Like my title? I spent a while on it. Well, mostly just browsing for a premade gif that I liked and could use. Anyways, onto more pressing matters. Poor Sterling, my newest betta boy is suffering from a fishy virus. It causes him to have these cauliflower shaped bumps all over his gorgeous silver body.  Its causing me to worry that he was a bum purchase. And after all the effort I went to to get him (you don't wanna know *dark look*). Anyways, that's pretty much it for this entry. See ya next time!!​


----------



## veggiegirl (Nov 20, 2012)

Do you mean Lymphocystis? If so it is a viral infection that usually attacks fish when they are stressed. Although there is no known cure keeping your fish stress free will help the disease to run it's course.

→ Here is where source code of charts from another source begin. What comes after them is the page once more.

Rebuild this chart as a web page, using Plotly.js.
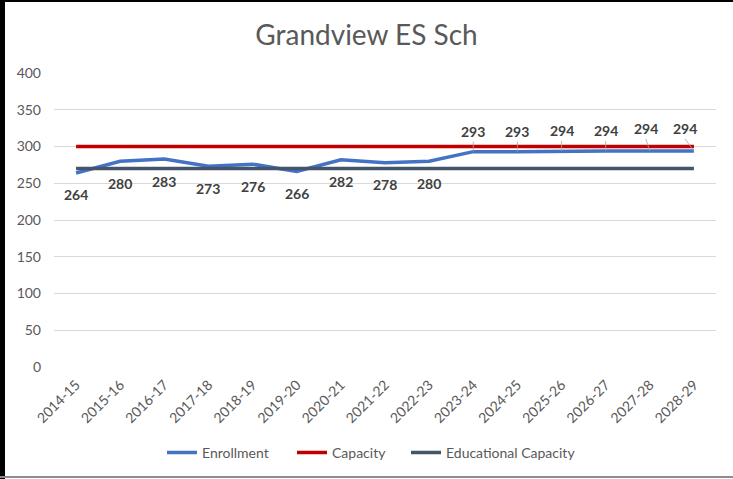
<!DOCTYPE html>
<html>
<head>
<meta charset="utf-8">
<script src="https://cdn.plot.ly/plotly-3.0.1.min.js"></script>
<style>
html,body{margin:0;padding:0;background:#fff;}
#wrap{position:relative;width:733px;height:479px;overflow:hidden;}
#chart{width:733px;height:479px;}
.b{position:absolute;pointer-events:none;}
</style>
</head>
<body>
<div id="wrap">
<div id="chart"></div>
<div class="b" style="left:0;top:0;width:5px;height:479px;background:#000;"></div>
<div class="b" style="left:0;top:0;width:733px;height:2px;background:#000;"></div>
<div class="b" style="left:0;top:476px;width:733px;height:2px;background:#8c8c8c;"></div>
</div>
<script>
const years = ["2014-15","2015-16","2016-17","2017-18","2018-19","2019-20","2020-21","2021-22","2022-23","2023-24","2024-25","2025-26","2026-27","2027-28","2028-29"];
const enrollment = [264,280,283,273,276,266,282,278,280,293,293,294,294,294,294];
const capacity = [300,300,300,300,300,300,300,300,300,300,300,300,300,300,300];
const educationalCapacity = [270,270,270,270,270,270,270,270,270,270,270,270,270,270,270];
const seriesNames = ["Enrollment", "Capacity", "Educational Capacity"];

const font = "Lato, 'Open Sans', sans-serif";

const traces = [
  {x: years, y: enrollment, name: seriesNames[0], legend: "legend", type: "scatter", mode: "lines", line: {color: "#4472C4", width: 3.5}},
  {x: years, y: capacity, name: seriesNames[1], legend: "legend2", type: "scatter", mode: "lines", line: {color: "#C00000", width: 3.5}},
  {x: years, y: educationalCapacity, name: seriesNames[2], legend: "legend3", type: "scatter", mode: "lines", line: {color: "#44546A", width: 3.5}}
];

const leaderDx = {13: -4, 14: -9};
const annotations = enrollment.map((v, i) => {
  const above = i >= 9;
  const a = {
    x: years[i], y: v, xref: "x", yref: "y", text: String(v),
    font: {family: font, size: 14, color: "#404040", weight: "bold"},
  };
  if (above) {
    a.showarrow = true; a.arrowhead = 0; a.arrowwidth = 0.8; a.arrowcolor = "#a6a6a6";
    a.ax = leaderDx[i] || 0; a.ay = (i >= 13 ? -12 : -10);
    a.standoff = 0; a.yanchor = "bottom";
  } else {
    a.showarrow = false; a.yshift = -22;
  }
  return a;
});

function leg(px) {
  return {orientation: "h", x: (px - 54) / 662, xanchor: "left", y: -0.292, yanchor: "middle",
          font: {family: font, size: 14, color: "#595959"}, bgcolor: "rgba(0,0,0,0)"};
}

const layout = {
  width: 733, height: 479,
  margin: {l: 54, r: 17, t: 73, b: 112, autoexpand: false},
  paper_bgcolor: "#fff", plot_bgcolor: "#fff",
  title: {text: "Grandview ES Sch", font: {family: font, size: 28, color: "#595959"}, x: 0.5, xanchor: "center", y: 0.926, yanchor: "middle"},
  font: {family: font, color: "#595959"},
  xaxis: {type: "category", range: [-0.5, 14.5], tickangle: -45, showgrid: false, zeroline: false, showline: false, ticks: "",
          tickfont: {family: font, size: 14, color: "#595959"}, ticklabelstandoff: 6},
  yaxis: {range: [0, 400], dtick: 50, showgrid: true, gridcolor: "#D9D9D9", gridwidth: 1, zeroline: false, showline: false, ticks: "",
          tickfont: {family: font, size: 14, color: "#595959"}, ticklabelstandoff: 12},
  showlegend: true,
  legend: leg(162),
  legend2: leg(292),
  legend3: leg(406),
  annotations: annotations
};

Plotly.newPlot("chart", traces, layout, {displayModeBar: false, staticPlot: true});
</script>
</body>
</html>
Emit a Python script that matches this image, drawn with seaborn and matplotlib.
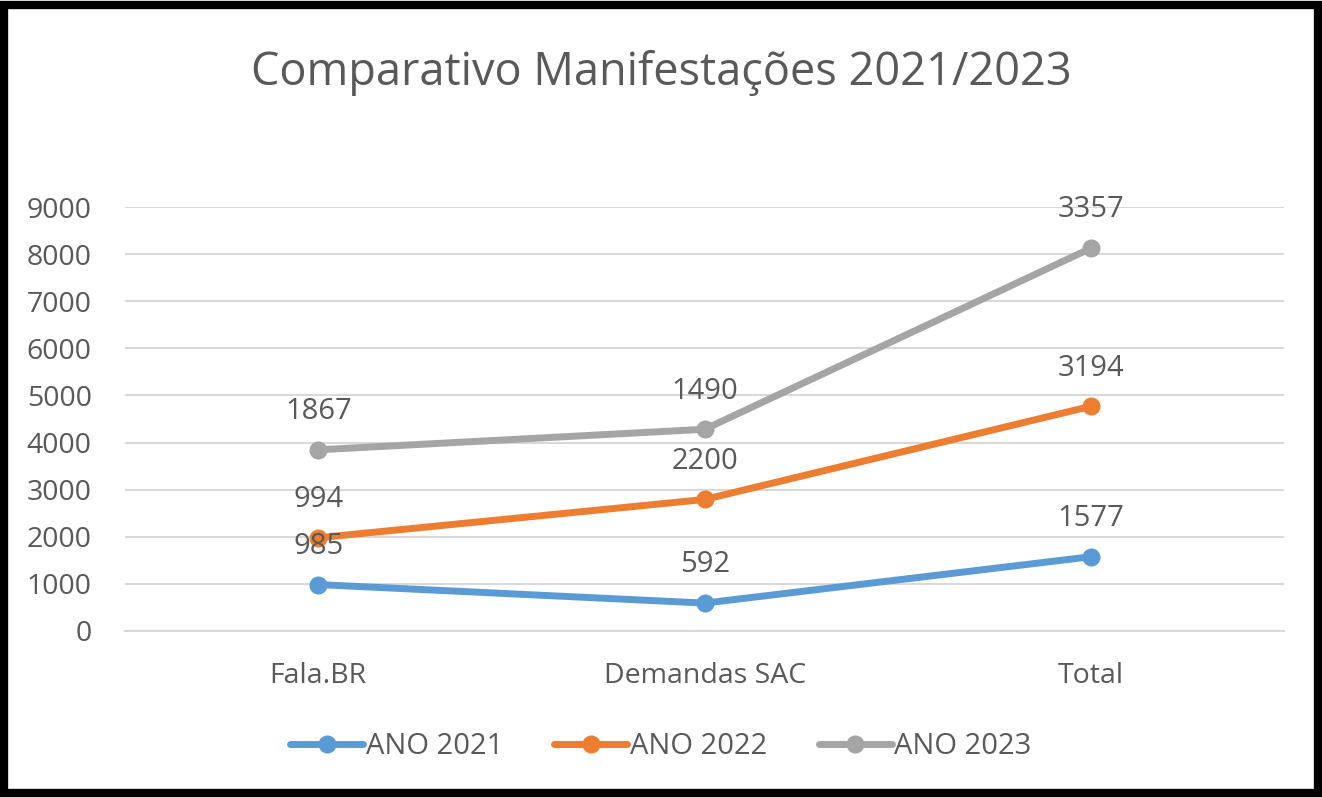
import matplotlib
matplotlib.use("Agg")
import matplotlib.pyplot as plt
import seaborn as sns
import pandas as pd
import numpy as np
from matplotlib.patches import Rectangle

categories = ["Fala.BR", "Demandas SAC", "Total"]
series_names = ["ANO 2021", "ANO 2022", "ANO 2023"]
ano_2021 = [985, 592, 1577]
ano_2022 = [994, 2200, 3194]
ano_2023 = [1867, 1490, 3357]
y_ticks = [0, 1000, 2000, 3000, 4000, 5000, 6000, 7000, 8000, 9000]
title = "Comparativo Manifestações 2021/2023"

colors = ["#5B9BD5", "#ED7D31", "#A5A5A5"]
text_color = "#595959"

sns.set_theme(style="white")
plt.rcParams["font.family"] = ["Open Sans", "DejaVu Sans"]

# stacked line chart
raw = [ano_2021, ano_2022, ano_2023]
stacked = np.cumsum(np.array(raw), axis=0)
rows = []
for s, name in enumerate(series_names):
    for i, cat in enumerate(categories):
        rows.append({"x": i, "cat": cat, "serie": name,
                     "value": stacked[s][i], "label": raw[s][i]})
df = pd.DataFrame(rows)

fig = plt.figure(figsize=(13.22, 7.98), dpi=100)
ax = fig.add_axes([0.0946, 0.2093, 0.877, 0.5313])

sns.lineplot(data=df, x="x", y="value", hue="serie", palette=colors,
             marker="o", markersize=13, linewidth=5, markeredgewidth=0,
             ax=ax, legend=True)

for _, r in df.iterrows():
    ax.annotate(str(r["label"]), (r["x"], r["value"]), xytext=(0, 17),
                textcoords="offset points", ha="center", va="bottom",
                fontsize=21, color=text_color)

ax.set_xlim(-0.5, 2.5)
ax.set_ylim(0, 9000)
ax.set_yticks(y_ticks)
ax.set_yticklabels([str(t) for t in y_ticks])
ax.set_xticks(range(len(categories)))
ax.set_xticklabels(categories)
ax.tick_params(axis="both", labelsize=20.5, colors=text_color, length=0)
ax.tick_params(axis="x", pad=22)
ax.tick_params(axis="y", pad=24)
ax.set_xlabel("")
ax.set_ylabel("")
ax.grid(axis="y", color="#D9D9D9", linewidth=1.5)
ax.set_axisbelow(True)
for sp in ["top", "right", "left"]:
    ax.spines[sp].set_visible(False)
ax.spines["bottom"].set_color("#D9D9D9")
ax.spines["bottom"].set_linewidth(1.5)

handles, labels = ax.get_legend_handles_labels()
ax.legend(handles, labels, loc="center", bbox_to_anchor=(0.5, 0.064),
          bbox_transform=fig.transFigure, ncol=3, frameon=False,
          fontsize=21, handlelength=2.5, handletextpad=0.1, columnspacing=1.75,
          labelcolor=text_color)

fig.text(0.5, 0.908, title, ha="center", va="center", fontsize=32.5,
         color=text_color)

fig.patches.append(Rectangle((4/1322, 5/798), 1 - 8/1322, 1 - 10/798,
                             transform=fig.transFigure, fill=False,
                             edgecolor="black", linewidth=6))

fig.savefig("out.png", dpi=100)
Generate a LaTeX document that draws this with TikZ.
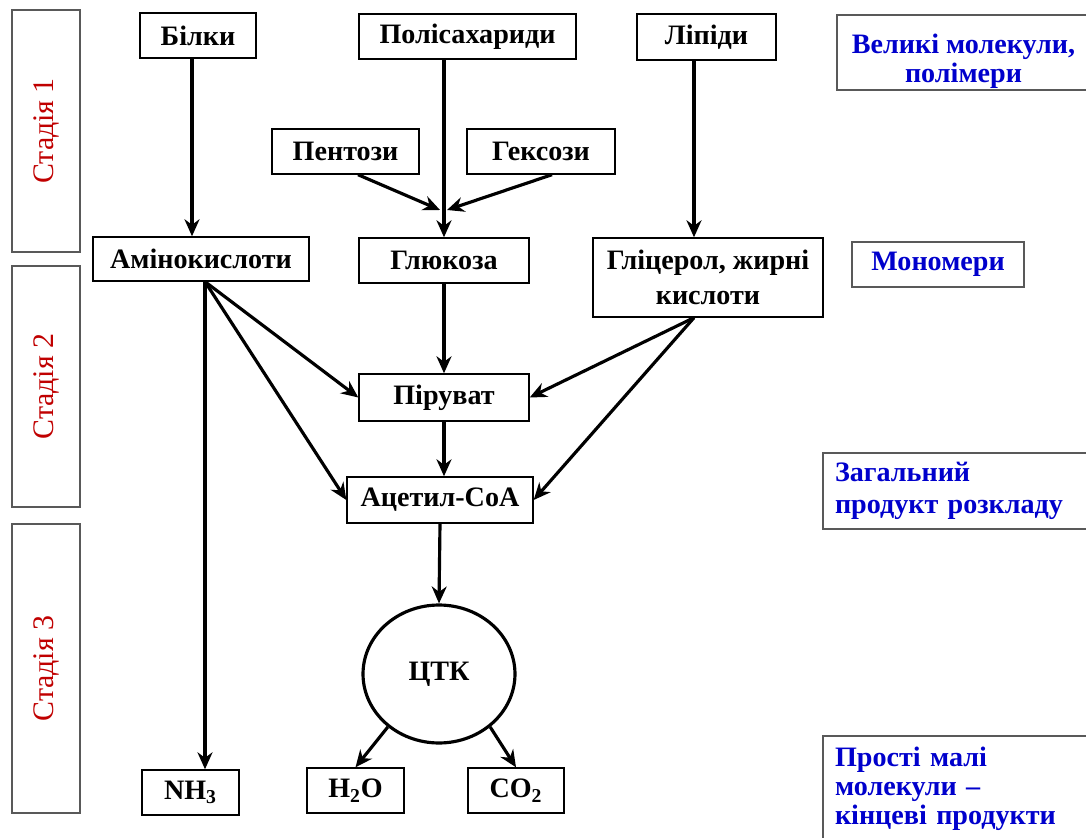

Keep water conditions good by providing him with and aquarium heater and regular water changes to keep ammonia and nitrite levels down. Fish with Lymphocystis are prone to secondary bacterial infections so keeping his tank clean through regular water changes will keep harmful bacteria levels low and help to prevent any secondary infections. I would keep Indian Almond leaf in his water because it prevents stress, has natural anti-bacterial properties and in general bettas love it so it would be very beneficial to your guy.

Don't give up, if your guy can make it through once the virus has run it's course he should be fine


----------